Néanmoins, la deuxième partie porte un drôle de titre, Dolce... Dolce vita ? Il est vrai que la France ‘libre’ jouit d’un climat fort doux...et certains mangent encore des desserts. Mais les conditions de vie, la faim, les menaces perpétuelles de mort, les carnages, les rafles, tout cela passé sous silence ? Par peur du bolchevisme ? C’est trop pour moi. Quelle est cette rage de présenter l’envahisseur de façon si positive ? Et j’ose poser la question : L’auteur se cache-t-elle derrière une écriture collaboratrice pour éviter le pire ? La question est ouverte. Comment peut-elle feindre d’ignorer ce qui se passe depuis 1933 ?
"Les loups sont entré dans Paris, soit par Issy, soit par Ivry..." comme le chante Serge Reggiani des années plus tard car il se souvient. La ville d’Issy, justement, où a séjourné Irène Némirowsky. Manichéisme à rebours : regarder autour d’elle et dire que tous les français étaient pétainistes... et de toutes façons les seuls ’bons’ me semble une profonde injure à tous ceux qui dans l’ombre ou dans la folie patriotique ont offert leur vie pour la liberté. Cela ne concorde absolument pas avec les récits de ma famille. Je frissonne à chaque fois que quelqu’un me dit : ils ont occupé la maison, mais ils étaient si corrects ! La guerre n’est pas correcte. L’agression et l’invasion sont effroyables, et le spectre du fascisme autant de la part des allemands nazis que des collaborateurs français est le mal personnifié, négation de la vie qu’il faut sans cesse débusquer...

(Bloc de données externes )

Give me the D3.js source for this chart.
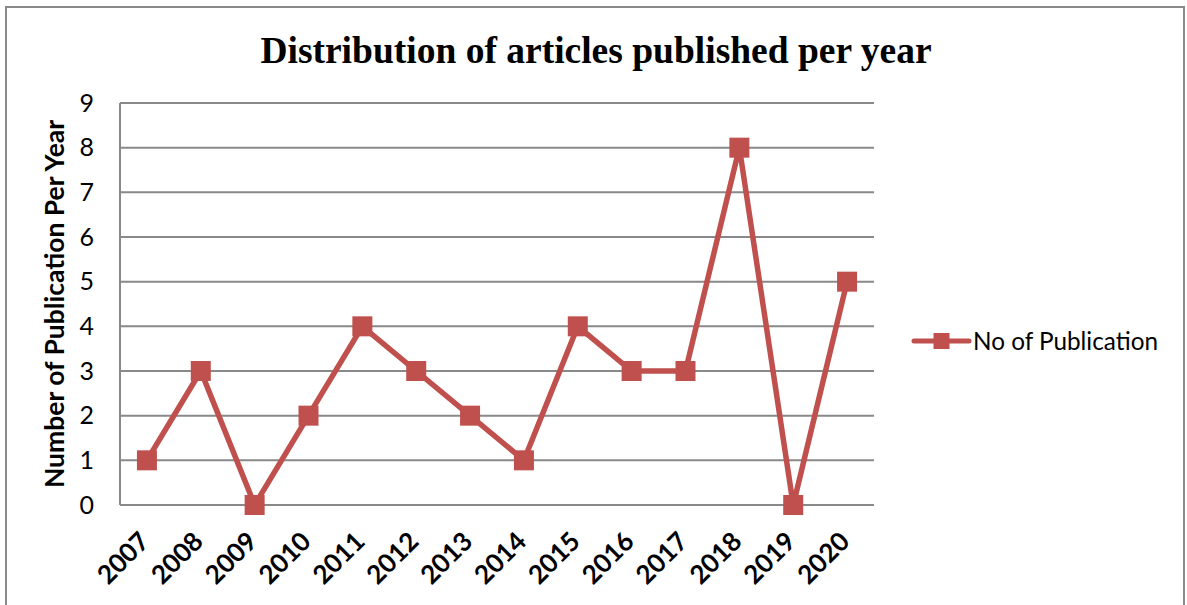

Bien sûr même Irène Némirowsky n’a pas échappé aux fours crématoires... et c’est une tragédie atroce, mais le ton de la deuxième partie de son projet de livre m’étonne quand même et me laisse perplexe... Surtout quand on sait qu’elle était juive convertie au catholicisme par convenance à la veille de la guerre et collaboratrice à des journaux d’extrême droite pour assurer son ascension littéraire !
Ce livre aurait été honni à la sortie de la guerre, s’il avait été publié, mais peut-être qu’à force, on oublie...
C’est pourquoi je ne peux donner la moindre étoile.